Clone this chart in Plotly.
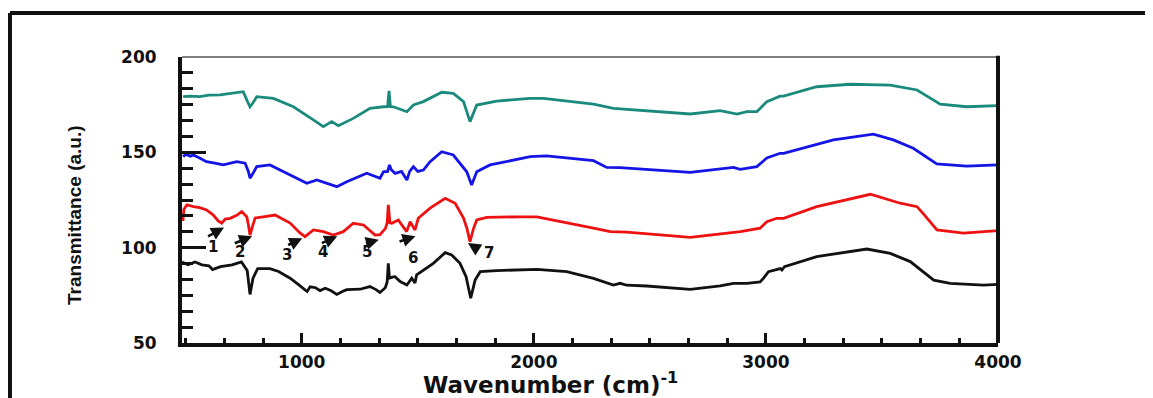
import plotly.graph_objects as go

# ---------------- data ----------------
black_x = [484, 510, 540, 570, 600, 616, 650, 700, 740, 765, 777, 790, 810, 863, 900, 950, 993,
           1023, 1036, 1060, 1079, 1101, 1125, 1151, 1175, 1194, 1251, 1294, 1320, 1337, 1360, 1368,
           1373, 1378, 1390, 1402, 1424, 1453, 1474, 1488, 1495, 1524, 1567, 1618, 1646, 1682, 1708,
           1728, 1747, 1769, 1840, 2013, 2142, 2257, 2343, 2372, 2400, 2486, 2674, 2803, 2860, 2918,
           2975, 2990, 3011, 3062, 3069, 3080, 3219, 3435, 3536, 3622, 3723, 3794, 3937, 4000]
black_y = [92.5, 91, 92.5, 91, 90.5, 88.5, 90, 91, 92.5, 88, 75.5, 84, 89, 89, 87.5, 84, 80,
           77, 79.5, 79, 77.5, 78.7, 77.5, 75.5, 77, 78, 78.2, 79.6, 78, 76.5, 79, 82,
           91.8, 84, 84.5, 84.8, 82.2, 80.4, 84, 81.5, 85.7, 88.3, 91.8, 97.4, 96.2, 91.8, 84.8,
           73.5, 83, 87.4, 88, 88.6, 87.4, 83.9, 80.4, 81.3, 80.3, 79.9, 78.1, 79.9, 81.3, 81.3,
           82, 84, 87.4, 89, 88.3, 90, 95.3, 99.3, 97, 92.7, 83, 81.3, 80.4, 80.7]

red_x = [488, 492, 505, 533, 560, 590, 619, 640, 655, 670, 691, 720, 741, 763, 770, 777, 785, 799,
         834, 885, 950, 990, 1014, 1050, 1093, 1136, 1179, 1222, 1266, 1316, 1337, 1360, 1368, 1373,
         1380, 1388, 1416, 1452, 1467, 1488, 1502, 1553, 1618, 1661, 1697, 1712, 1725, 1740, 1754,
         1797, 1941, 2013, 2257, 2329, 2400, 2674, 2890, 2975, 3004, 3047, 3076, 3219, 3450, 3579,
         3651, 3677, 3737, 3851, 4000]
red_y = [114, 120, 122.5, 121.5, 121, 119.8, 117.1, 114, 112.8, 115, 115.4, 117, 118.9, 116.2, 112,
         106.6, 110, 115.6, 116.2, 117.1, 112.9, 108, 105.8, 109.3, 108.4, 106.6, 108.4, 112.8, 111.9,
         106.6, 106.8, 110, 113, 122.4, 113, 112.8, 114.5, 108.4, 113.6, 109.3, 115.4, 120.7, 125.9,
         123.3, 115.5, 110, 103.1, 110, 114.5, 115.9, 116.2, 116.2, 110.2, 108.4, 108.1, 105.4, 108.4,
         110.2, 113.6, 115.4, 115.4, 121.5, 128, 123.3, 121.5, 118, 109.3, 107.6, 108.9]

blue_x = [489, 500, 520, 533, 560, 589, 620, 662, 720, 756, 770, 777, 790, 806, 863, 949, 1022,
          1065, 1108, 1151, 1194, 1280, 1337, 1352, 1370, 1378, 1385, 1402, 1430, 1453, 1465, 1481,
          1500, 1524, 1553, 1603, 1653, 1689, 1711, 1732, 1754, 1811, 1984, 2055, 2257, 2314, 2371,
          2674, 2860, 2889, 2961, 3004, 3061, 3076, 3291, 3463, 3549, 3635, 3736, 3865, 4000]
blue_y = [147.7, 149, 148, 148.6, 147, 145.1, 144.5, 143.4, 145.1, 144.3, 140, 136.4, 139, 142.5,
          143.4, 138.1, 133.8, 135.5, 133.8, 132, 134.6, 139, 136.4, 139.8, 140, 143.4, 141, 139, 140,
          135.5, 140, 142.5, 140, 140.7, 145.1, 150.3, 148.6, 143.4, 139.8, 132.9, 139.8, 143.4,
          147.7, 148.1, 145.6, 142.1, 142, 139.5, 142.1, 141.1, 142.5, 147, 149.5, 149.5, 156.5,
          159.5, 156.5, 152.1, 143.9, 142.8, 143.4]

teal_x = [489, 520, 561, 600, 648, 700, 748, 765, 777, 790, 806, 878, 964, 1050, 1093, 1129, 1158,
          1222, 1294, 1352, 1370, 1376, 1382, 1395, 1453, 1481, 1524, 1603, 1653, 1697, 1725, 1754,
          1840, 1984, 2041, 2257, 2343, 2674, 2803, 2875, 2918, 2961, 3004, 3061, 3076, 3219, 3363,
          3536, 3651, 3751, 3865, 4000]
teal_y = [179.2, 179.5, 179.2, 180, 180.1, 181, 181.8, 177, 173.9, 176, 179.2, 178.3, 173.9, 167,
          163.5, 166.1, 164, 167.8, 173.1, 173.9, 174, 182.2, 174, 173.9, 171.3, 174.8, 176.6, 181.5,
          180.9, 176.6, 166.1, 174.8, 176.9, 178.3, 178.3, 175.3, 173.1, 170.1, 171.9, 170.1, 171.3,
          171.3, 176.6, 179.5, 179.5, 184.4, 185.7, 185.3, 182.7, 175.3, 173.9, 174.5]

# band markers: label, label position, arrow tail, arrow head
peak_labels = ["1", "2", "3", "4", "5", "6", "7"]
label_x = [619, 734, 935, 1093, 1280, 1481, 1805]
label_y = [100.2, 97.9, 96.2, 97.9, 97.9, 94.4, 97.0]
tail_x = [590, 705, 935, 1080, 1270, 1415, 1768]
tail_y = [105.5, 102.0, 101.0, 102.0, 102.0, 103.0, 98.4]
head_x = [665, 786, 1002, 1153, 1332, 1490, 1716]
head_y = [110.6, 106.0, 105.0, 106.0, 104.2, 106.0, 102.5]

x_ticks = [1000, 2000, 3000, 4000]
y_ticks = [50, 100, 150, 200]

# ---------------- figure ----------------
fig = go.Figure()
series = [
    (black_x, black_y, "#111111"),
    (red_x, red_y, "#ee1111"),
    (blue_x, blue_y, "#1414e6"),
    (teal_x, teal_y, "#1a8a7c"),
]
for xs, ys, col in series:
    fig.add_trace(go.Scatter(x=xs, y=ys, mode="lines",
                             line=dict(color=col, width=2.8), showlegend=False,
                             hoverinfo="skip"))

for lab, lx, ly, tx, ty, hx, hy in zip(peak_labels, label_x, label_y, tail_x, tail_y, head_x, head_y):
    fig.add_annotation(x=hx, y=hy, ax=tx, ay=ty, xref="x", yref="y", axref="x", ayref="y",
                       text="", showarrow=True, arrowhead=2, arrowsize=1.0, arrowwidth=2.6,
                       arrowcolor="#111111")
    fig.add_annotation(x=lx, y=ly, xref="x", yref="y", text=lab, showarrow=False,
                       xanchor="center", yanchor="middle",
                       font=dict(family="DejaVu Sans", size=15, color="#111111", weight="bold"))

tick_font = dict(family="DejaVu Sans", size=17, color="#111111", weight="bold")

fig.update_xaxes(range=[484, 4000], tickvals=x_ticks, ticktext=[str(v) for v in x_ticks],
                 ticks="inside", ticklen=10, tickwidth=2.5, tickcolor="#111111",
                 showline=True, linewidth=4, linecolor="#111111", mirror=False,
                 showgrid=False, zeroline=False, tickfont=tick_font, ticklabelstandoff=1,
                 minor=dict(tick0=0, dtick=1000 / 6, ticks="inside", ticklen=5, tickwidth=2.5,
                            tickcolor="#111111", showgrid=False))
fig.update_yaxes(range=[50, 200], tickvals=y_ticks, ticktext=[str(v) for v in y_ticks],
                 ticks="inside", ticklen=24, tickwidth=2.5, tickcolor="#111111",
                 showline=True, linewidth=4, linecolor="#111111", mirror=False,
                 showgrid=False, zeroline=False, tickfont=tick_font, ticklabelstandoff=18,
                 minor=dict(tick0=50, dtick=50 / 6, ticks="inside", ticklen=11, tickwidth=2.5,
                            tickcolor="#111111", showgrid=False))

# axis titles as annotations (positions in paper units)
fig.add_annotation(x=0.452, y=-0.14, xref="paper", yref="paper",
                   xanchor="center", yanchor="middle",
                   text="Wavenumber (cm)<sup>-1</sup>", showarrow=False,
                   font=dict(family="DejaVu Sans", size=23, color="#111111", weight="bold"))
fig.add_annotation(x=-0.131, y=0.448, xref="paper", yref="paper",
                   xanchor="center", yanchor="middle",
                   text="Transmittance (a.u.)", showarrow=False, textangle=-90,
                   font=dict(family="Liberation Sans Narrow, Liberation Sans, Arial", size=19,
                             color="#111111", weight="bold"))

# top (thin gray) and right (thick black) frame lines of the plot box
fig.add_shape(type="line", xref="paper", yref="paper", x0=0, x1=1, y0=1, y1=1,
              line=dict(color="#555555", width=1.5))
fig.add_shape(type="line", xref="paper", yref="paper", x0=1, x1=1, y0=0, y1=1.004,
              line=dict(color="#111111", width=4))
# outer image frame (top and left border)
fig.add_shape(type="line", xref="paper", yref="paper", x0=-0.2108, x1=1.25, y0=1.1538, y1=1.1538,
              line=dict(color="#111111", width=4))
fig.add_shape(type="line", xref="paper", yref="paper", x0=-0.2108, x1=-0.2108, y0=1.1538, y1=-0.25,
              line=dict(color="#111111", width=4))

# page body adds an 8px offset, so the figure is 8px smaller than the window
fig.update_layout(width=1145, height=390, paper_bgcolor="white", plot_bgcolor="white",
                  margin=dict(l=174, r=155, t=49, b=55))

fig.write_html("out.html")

* * *

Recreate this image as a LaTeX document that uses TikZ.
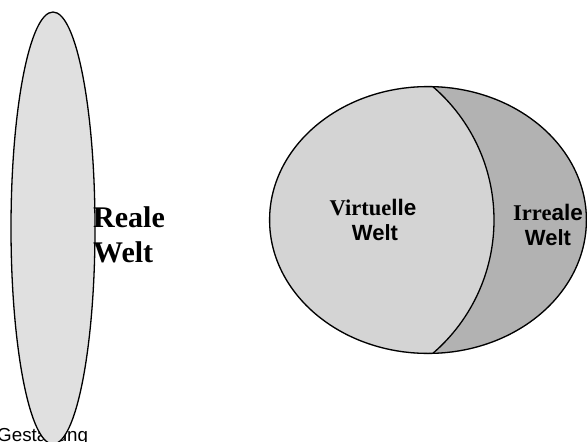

Task instructions >> Look above for every line with the word "image" and copy it.

Output of the exercise >>
# outer image frame (top and left border)
Recreate this image as a LaTeX document that uses TikZ.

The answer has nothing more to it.